▸ Your instructions
Reproduce the listing below exactly, minus its pictures.
━━━ Recorded data
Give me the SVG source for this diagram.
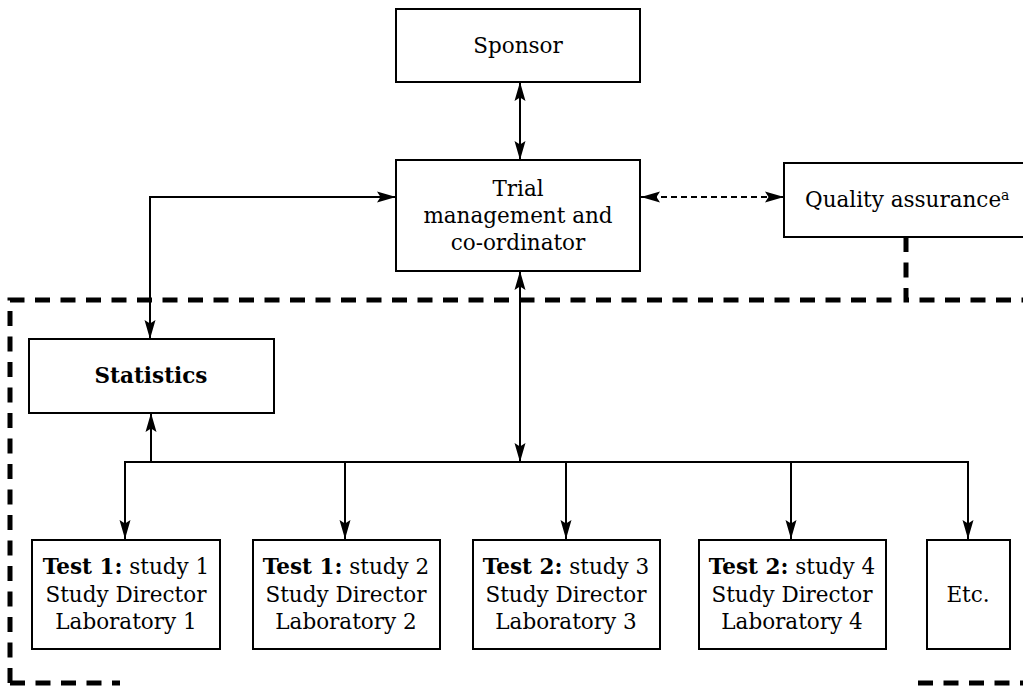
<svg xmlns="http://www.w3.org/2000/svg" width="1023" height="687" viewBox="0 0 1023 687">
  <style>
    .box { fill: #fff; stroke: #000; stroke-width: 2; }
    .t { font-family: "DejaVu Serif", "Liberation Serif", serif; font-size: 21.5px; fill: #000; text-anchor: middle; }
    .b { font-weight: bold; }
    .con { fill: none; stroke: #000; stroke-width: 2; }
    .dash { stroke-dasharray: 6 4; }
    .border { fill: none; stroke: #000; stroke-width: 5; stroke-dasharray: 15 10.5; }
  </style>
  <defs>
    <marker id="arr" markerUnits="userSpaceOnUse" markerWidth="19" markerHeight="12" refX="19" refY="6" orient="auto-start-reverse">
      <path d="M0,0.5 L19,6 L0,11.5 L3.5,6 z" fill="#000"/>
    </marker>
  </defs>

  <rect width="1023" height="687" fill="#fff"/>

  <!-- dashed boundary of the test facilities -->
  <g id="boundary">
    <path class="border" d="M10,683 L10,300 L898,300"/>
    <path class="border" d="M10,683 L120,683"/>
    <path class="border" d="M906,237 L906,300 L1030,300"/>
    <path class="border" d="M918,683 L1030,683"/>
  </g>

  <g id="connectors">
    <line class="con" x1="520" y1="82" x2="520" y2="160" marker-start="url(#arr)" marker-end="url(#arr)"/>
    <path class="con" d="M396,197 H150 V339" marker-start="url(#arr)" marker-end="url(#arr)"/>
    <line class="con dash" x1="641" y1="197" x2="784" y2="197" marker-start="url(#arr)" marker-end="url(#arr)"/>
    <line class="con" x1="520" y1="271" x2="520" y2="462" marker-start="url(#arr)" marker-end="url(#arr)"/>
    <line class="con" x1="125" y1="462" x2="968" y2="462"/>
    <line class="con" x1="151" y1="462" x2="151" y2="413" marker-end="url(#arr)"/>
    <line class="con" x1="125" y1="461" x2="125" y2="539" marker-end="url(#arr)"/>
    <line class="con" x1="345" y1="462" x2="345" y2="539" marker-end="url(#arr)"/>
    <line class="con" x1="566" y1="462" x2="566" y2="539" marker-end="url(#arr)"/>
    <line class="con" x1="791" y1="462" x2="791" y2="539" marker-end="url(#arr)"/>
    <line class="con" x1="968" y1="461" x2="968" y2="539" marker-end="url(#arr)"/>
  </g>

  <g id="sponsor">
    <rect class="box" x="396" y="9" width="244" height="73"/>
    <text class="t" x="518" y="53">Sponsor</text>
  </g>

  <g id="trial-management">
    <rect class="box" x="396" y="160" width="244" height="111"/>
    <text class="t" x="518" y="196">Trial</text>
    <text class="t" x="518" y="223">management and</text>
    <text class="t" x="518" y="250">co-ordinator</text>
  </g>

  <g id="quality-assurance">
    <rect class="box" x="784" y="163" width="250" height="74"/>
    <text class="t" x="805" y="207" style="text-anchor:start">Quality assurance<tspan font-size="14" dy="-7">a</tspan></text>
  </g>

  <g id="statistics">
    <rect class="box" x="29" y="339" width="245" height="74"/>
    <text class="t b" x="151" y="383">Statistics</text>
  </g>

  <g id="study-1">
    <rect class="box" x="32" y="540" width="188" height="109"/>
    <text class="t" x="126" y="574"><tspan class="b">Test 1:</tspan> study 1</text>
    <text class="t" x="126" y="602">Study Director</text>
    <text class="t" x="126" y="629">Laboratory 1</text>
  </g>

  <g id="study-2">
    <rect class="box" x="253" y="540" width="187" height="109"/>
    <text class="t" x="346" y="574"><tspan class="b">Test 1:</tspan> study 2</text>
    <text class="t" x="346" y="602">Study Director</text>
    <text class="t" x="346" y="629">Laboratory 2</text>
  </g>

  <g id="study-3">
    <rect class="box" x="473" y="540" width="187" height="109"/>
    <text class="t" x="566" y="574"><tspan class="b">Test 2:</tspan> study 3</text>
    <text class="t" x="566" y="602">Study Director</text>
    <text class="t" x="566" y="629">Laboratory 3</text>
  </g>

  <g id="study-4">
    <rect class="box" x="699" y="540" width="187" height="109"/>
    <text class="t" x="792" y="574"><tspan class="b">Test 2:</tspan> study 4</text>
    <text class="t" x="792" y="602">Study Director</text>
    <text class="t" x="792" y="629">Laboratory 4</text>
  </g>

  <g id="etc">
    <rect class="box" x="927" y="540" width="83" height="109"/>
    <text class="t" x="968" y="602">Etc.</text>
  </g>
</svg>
━━━━━━
▸ Task result
Give me the SVG source for this diagram.
<svg xmlns="http://www.w3.org/2000/svg" width="1023" height="687" viewBox="0 0 1023 687">
  <style>
    .box { fill: #fff; stroke: #000; stroke-width: 2; }
    .t { font-family: "DejaVu Serif", "Liberation Serif", serif; font-size: 21.5px; fill: #000; text-anchor: middle; }
    .b { font-weight: bold; }
    .con { fill: none; stroke: #000; stroke-width: 2; }
    .dash { stroke-dasharray: 6 4; }
    .border { fill: none; stroke: #000; stroke-width: 5; stroke-dasharray: 15 10.5; }
  </style>
  <defs>
    <marker id="arr" markerUnits="userSpaceOnUse" markerWidth="19" markerHeight="12" refX="19" refY="6" orient="auto-start-reverse">
      <path d="M0,0.5 L19,6 L0,11.5 L3.5,6 z" fill="#000"/>
    </marker>
  </defs>

  <rect width="1023" height="687" fill="#fff"/>

  <!-- dashed boundary of the test facilities -->
  <g id="boundary">
    <path class="border" d="M10,683 L10,300 L898,300"/>
    <path class="border" d="M10,683 L120,683"/>
    <path class="border" d="M906,237 L906,300 L1030,300"/>
    <path class="border" d="M918,683 L1030,683"/>
  </g>

  <g id="connectors">
    <line class="con" x1="520" y1="82" x2="520" y2="160" marker-start="url(#arr)" marker-end="url(#arr)"/>
    <path class="con" d="M396,197 H150 V339" marker-start="url(#arr)" marker-end="url(#arr)"/>
    <line class="con dash" x1="641" y1="197" x2="784" y2="197" marker-start="url(#arr)" marker-end="url(#arr)"/>
    <line class="con" x1="520" y1="271" x2="520" y2="462" marker-start="url(#arr)" marker-end="url(#arr)"/>
    <line class="con" x1="125" y1="462" x2="968" y2="462"/>
    <line class="con" x1="151" y1="462" x2="151" y2="413" marker-end="url(#arr)"/>
    <line class="con" x1="125" y1="461" x2="125" y2="539" marker-end="url(#arr)"/>
    <line class="con" x1="345" y1="462" x2="345" y2="539" marker-end="url(#arr)"/>
    <line class="con" x1="566" y1="462" x2="566" y2="539" marker-end="url(#arr)"/>
    <line class="con" x1="791" y1="462" x2="791" y2="539" marker-end="url(#arr)"/>
    <line class="con" x1="968" y1="461" x2="968" y2="539" marker-end="url(#arr)"/>
  </g>

  <g id="sponsor">
    <rect class="box" x="396" y="9" width="244" height="73"/>
    <text class="t" x="518" y="53">Sponsor</text>
  </g>

  <g id="trial-management">
    <rect class="box" x="396" y="160" width="244" height="111"/>
    <text class="t" x="518" y="196">Trial</text>
    <text class="t" x="518" y="223">management and</text>
    <text class="t" x="518" y="250">co-ordinator</text>
  </g>

  <g id="quality-assurance">
    <rect class="box" x="784" y="163" width="250" height="74"/>
    <text class="t" x="805" y="207" style="text-anchor:start">Quality assurance<tspan font-size="14" dy="-7">a</tspan></text>
  </g>

  <g id="statistics">
    <rect class="box" x="29" y="339" width="245" height="74"/>
    <text class="t b" x="151" y="383">Statistics</text>
  </g>

  <g id="study-1">
    <rect class="box" x="32" y="540" width="188" height="109"/>
    <text class="t" x="126" y="574"><tspan class="b">Test 1:</tspan> study 1</text>
    <text class="t" x="126" y="602">Study Director</text>
    <text class="t" x="126" y="629">Laboratory 1</text>
  </g>

  <g id="study-2">
    <rect class="box" x="253" y="540" width="187" height="109"/>
    <text class="t" x="346" y="574"><tspan class="b">Test 1:</tspan> study 2</text>
    <text class="t" x="346" y="602">Study Director</text>
    <text class="t" x="346" y="629">Laboratory 2</text>
  </g>

  <g id="study-3">
    <rect class="box" x="473" y="540" width="187" height="109"/>
    <text class="t" x="566" y="574"><tspan class="b">Test 2:</tspan> study 3</text>
    <text class="t" x="566" y="602">Study Director</text>
    <text class="t" x="566" y="629">Laboratory 3</text>
  </g>

  <g id="study-4">
    <rect class="box" x="699" y="540" width="187" height="109"/>
    <text class="t" x="792" y="574"><tspan class="b">Test 2:</tspan> study 4</text>
    <text class="t" x="792" y="602">Study Director</text>
    <text class="t" x="792" y="629">Laboratory 4</text>
  </g>

  <g id="etc">
    <rect class="box" x="927" y="540" width="83" height="109"/>
    <text class="t" x="968" y="602">Etc.</text>
  </g>
</svg>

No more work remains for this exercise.